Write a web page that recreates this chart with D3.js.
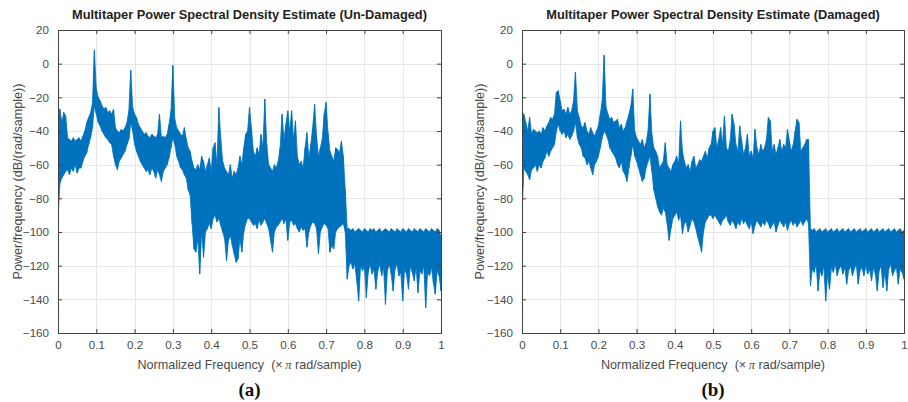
<!DOCTYPE html>
<html><head><meta charset="utf-8">
<script src="https://cdn.jsdelivr.net/npm/d3@7"></script>
<style>
html,body{margin:0;padding:0;background:#fff;}
svg{display:block;font-family:"Liberation Sans",Arial,sans-serif;}
</style></head>
<body><svg id="chart" width="908" height="402"></svg>
<script>
// frequency bin width (x pi rad/sample)
const binStep = 0.005;
const freqTicks = [0,0.1,0.2,0.3,0.4,0.5,0.6,0.7,0.8,0.9,1];
const dbTicks = [20,0,-20,-40,-60,-80,-100,-120,-140,-160];
const titles = ["Multitaper Power Spectral Density Estimate (Un-Damaged)","Multitaper Power Spectral Density Estimate (Damaged)"];
const panelTags = ["(a)","(b)"];

// Un-Damaged: upper / lower envelope of PSD per bin (dB/(rad/sample))
const hiUndamaged = [-28,-27,-35,-29,-31,-44,-45,-46,-44,-46,-45,-44,-46,-43,-40,-35,-32,-29,-24,8,
-15,-20,-22,-25,-27,-26,-29,-28,-30,-27,-38,-40,-41,-39,-40,-38,-35,-28,-4,-26,
-30,-32,-36,-38,-40,-42,-41,-43,-44,-42,-43,-44,-42,-30,-44,-43,-44,-42,-36,-28,
-1,-33,-38,-40,-42,-43,-38,-45,-50,-52,-58,-62,-63,-60,-63,-55,-58,-64,-60,-56,
-64,-50,-47,-60,-26,-45,-58,-62,-64,-66,-60,-68,-64,-66,-62,-55,-60,-50,-42,-40,
-26,-38,-52,-55,-50,-54,-42,-50,-21,-48,-60,-62,-64,-60,-62,-58,-50,-30,-45,-36,
-28,-40,-28,-45,-34,-55,-60,-58,-62,-50,-41,-56,-48,-38,-24,-43,-55,-50,-45,-30,
-23,-41,-52,-55,-58,-50,-51,-53,-46,-55,-75,-98,-98,-99,-98,-100,-99,-98,-99,-100,
-98,-99,-100,-98,-99,-98,-100,-99,-98,-100,-99,-98,-99,-100,-98,-99,-100,-98,-99,-100,
-98,-99,-100,-98,-99,-100,-98,-99,-100,-98,-99,-100,-98,-99,-100,-98,-99,-100,-98,-99,-103];
const loUndamaged = [-92,-71,-68,-66,-64,-63,-66,-62,-64,-60,-65,-62,-62,-58,-55,-53,-48,-44,-38,-25,
-30,-35,-37,-40,-42,-44,-45,-47,-48,-55,-60,-63,-58,-56,-54,-52,-48,-45,-35,-40,
-48,-52,-55,-58,-60,-62,-64,-63,-66,-62,-64,-68,-63,-66,-70,-64,-62,-60,-56,-50,
-44,-48,-55,-58,-62,-63,-66,-68,-75,-78,-95,-110,-112,-104,-125,-100,-115,-100,-98,-95,
-98,-92,-90,-94,-92,-96,-100,-104,-117,-105,-102,-108,-113,-118,-116,-104,-112,-100,-95,-92,
-92,-94,-96,-95,-98,-93,-96,-94,-92,-95,-98,-105,-112,-100,-97,-96,-94,-92,-95,-92,
-105,-94,-93,-96,-95,-98,-100,-97,-99,-98,-109,-100,-96,-94,-95,-98,-113,-100,-97,-95,
-96,-98,-112,-108,-110,-100,-98,-97,-96,-95,-100,-128,-120,-118,-122,-119,-129,-141,-120,-123,
-121,-139,-124,-119,-125,-122,-134,-123,-119,-126,-121,-143,-123,-119,-125,-135,-122,-119,-126,-124,
-141,-122,-125,-134,-120,-124,-129,-121,-136,-123,-125,-120,-145,-124,-126,-121,-130,-137,-123,-126,-135];

// Damaged: upper / lower envelope of PSD per bin
const hiDamaged = [-29,-30,-35,-40,-32,-42,-39,-40,-41,-40,-42,-38,-40,-37,-35,-32,-33,-30,-17,-16,
-22,-28,-27,-30,-26,-30,-28,-22,-5,-28,-32,-37,-38,-35,-40,-42,-38,-41,-43,-40,
-37,-30,-22,5,-26,-30,-33,-32,-35,-34,-33,-38,-36,-40,-38,-34,-30,-25,-15,-40,
-44,-46,-48,-45,-50,-47,-40,-18,-42,-50,-52,-55,-62,-60,-58,-47,-60,-62,-64,-60,
-58,-55,-60,-34,-52,-58,-62,-60,-64,-58,-55,-62,-60,-57,-58,-55,-52,-56,-50,-48,
-40,-38,-50,-45,-38,-48,-31,-50,-52,-46,-30,-36,-48,-52,-37,-46,-54,-50,-42,-55,
-52,-56,-39,-50,-54,-48,-52,-50,-45,-32,-34,-52,-48,-54,-50,-45,-52,-48,-50,-39,
-46,-52,-48,-40,-33,-35,-52,-50,-48,-45,-45,-98,-99,-98,-100,-99,-98,-100,-99,-98,
-100,-99,-98,-100,-99,-98,-100,-99,-98,-100,-99,-98,-100,-99,-98,-100,-99,-98,-100,-99,
-98,-100,-99,-98,-100,-99,-98,-100,-99,-98,-100,-99,-98,-100,-99,-98,-100,-99,-98,-100,-99];
const loDamaged = [-90,-62,-64,-66,-69,-63,-62,-60,-64,-60,-62,-58,-56,-52,-55,-52,-50,-48,-40,-36,
-40,-42,-40,-44,-42,-45,-43,-40,-35,-44,-48,-50,-55,-56,-60,-58,-62,-66,-60,-58,
-55,-50,-44,-40,-42,-45,-50,-52,-54,-56,-60,-62,-58,-64,-66,-70,-62,-55,-48,-55,
-58,-62,-66,-70,-68,-62,-58,-55,-64,-75,-80,-85,-88,-90,-86,-88,-95,-105,-98,-92,
-90,-88,-93,-90,-101,-95,-94,-100,-96,-92,-94,-98,-103,-107,-112,-100,-94,-92,-90,-90,
-92,-90,-92,-94,-96,-93,-92,-90,-94,-96,-93,-95,-98,-94,-96,-92,-95,-93,-96,-98,
-94,-101,-96,-93,-95,-97,-94,-96,-93,-95,-98,-96,-94,-100,-96,-93,-95,-97,-94,-99,
-95,-93,-96,-94,-97,-95,-93,-96,-94,-92,-95,-132,-122,-124,-119,-135,-123,-126,-120,-141,
-125,-134,-121,-124,-119,-126,-122,-120,-125,-121,-131,-123,-120,-126,-122,-119,-131,-123,-121,-126,
-120,-125,-122,-129,-121,-125,-135,-123,-120,-133,-124,-135,-122,-119,-126,-123,-121,-131,-122,-124,-128];

const panels = [
  {x0:58, x1:441, hi:hiUndamaged, lo:loUndamaged, title:titles[0], tag:panelTags[0], ylabX:17},
  {x0:522, x1:904, hi:hiDamaged, lo:loDamaged, title:titles[1], tag:panelTags[1], ylabX:479}
];
const yTop = 30, yBot = 333;
const svg = d3.select("#chart");
const axisCol = "#404040", tickTextCol = "#4a4a4a", blue = "#0072BD";

panels.forEach((p, k) => {
  const x = d3.scaleLinear().domain([0,1]).range([p.x0, p.x1]);
  const y = d3.scaleLinear().domain([-160,20]).range([yBot, yTop]);
  const g = svg.append("g");
  const w = p.x1 - p.x0, h = yBot - yTop;

  // grid
  g.append("g").selectAll("line").data(freqTicks).join("line")
    .attr("x1", d => Math.round(x(d))+0.5).attr("x2", d => Math.round(x(d))+0.5)
    .attr("y1", yTop).attr("y2", yBot).attr("stroke", "#e6e6e6").attr("stroke-width", 1);
  g.append("g").selectAll("line").data(dbTicks).join("line")
    .attr("y1", d => Math.round(y(d))+0.5).attr("y2", d => Math.round(y(d))+0.5)
    .attr("x1", p.x0).attr("x2", p.x1).attr("stroke", "#e6e6e6").attr("stroke-width", 1);

  // data
  const clipId = "clip" + k;
  svg.append("clipPath").attr("id", clipId).append("rect")
    .attr("x", p.x0).attr("y", yTop).attr("width", w).attr("height", h);
  const rows = p.hi.map((v, i) => ({f: i * binStep, hi: v, lo: p.lo[i]}));
  const area = d3.area().x(d => x(d.f)).y0(d => y(d.lo)).y1(d => y(d.hi));
  g.append("path").attr("d", area(rows)).attr("fill", blue).attr("stroke", blue)
    .attr("stroke-width", 0.8).attr("stroke-linejoin", "miter")
    .attr("clip-path", `url(#${clipId})`);
  // start of trace: vertical drop at f=0
  const pts = [];
  rows.forEach((r, i) => { pts.push([r.f, r.hi]); pts.push([r.f, r.lo]); });
  const line = d3.line().x(d => x(d[0])).y(d => y(d[1]));
  g.append("path").attr("d", line(pts)).attr("fill", "none")
    .attr("stroke", blue).attr("stroke-width", 0.6).attr("clip-path", `url(#${clipId})`);

  // axes (inward ticks on all sides)
  const fmt = d => (d < 0 ? "\u2212" + Math.abs(d) : String(d));
  const ax = g.append("g").attr("transform", `translate(0,${yBot})`)
    .call(d3.axisBottom(x).tickValues(freqTicks).tickSize(-4).tickPadding(8).tickFormat(d => String(d)));
  const axT = g.append("g").attr("transform", `translate(0,${yTop})`)
    .call(d3.axisTop(x).tickValues(freqTicks).tickSize(-4).tickFormat(""));
  const ay = g.append("g").attr("transform", `translate(${p.x0},0)`)
    .call(d3.axisLeft(y).tickValues(dbTicks).tickSize(-4).tickPadding(9).tickFormat(fmt));
  const ayR = g.append("g").attr("transform", `translate(${p.x1},0)`)
    .call(d3.axisRight(y).tickValues(dbTicks).tickSize(-4).tickFormat(""));
  [ax, axT, ay, ayR].forEach(a => {
    a.select(".domain").attr("stroke", axisCol).attr("stroke-width", 1);
    a.selectAll(".tick line").attr("stroke", axisCol);
    a.selectAll("text").attr("fill", tickTextCol).style("font-size", "11.6px")
      .style("font-family", "'Liberation Sans',Arial,sans-serif");
  });
  ax.selectAll(".tick").filter(d => d === 0 || d === 1).select("line").remove();
  axT.selectAll(".tick").filter(d => d === 0 || d === 1).select("line").remove();

  // title
  g.append("text").attr("x", (p.x0+p.x1)/2).attr("y", 18.5).attr("text-anchor", "middle")
    .style("font-size", "12.8px").style("font-weight", "bold").attr("fill", "#222").text(p.title);

  // x label
  const xl = g.append("text").attr("x", (p.x0+p.x1)/2).attr("y", 369).attr("text-anchor", "middle")
    .attr("xml:space", "preserve").style("white-space", "pre")
    .style("font-size", "12.6px").attr("fill", tickTextCol);
  xl.append("tspan").text("Normalized Frequency  (\u00d7\u2009");
  xl.append("tspan").style("font-style", "italic").style("font-family", "'Liberation Serif',serif").text("\u03c0");
  xl.append("tspan").text(" rad/sample)");

  // y label
  g.append("text").attr("transform", `translate(${p.ylabX + 4.5},${(yTop+yBot)/2}) rotate(-90)`)
    .attr("text-anchor", "middle").style("font-size", "12.6px").attr("fill", tickTextCol)
    .text("Power/frequency (dB/(rad/sample))");

  // panel tag
  g.append("text").attr("x", (p.x0+p.x1)/2).attr("y", 396).attr("text-anchor", "middle")
    .style("font-family", "'Liberation Serif','Times New Roman',serif").style("font-weight", "bold")
    .style("font-size", "19px").attr("fill", "#111").text(p.tag);
});
</script></body></html>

Instruction ->
Look for the word "chart" and return every line where it occurs.

Task response ->
Write a web page that recreates this chart with D3.js.
<body><svg id="chart" width="908" height="402"></svg>
const svg = d3.select("#chart");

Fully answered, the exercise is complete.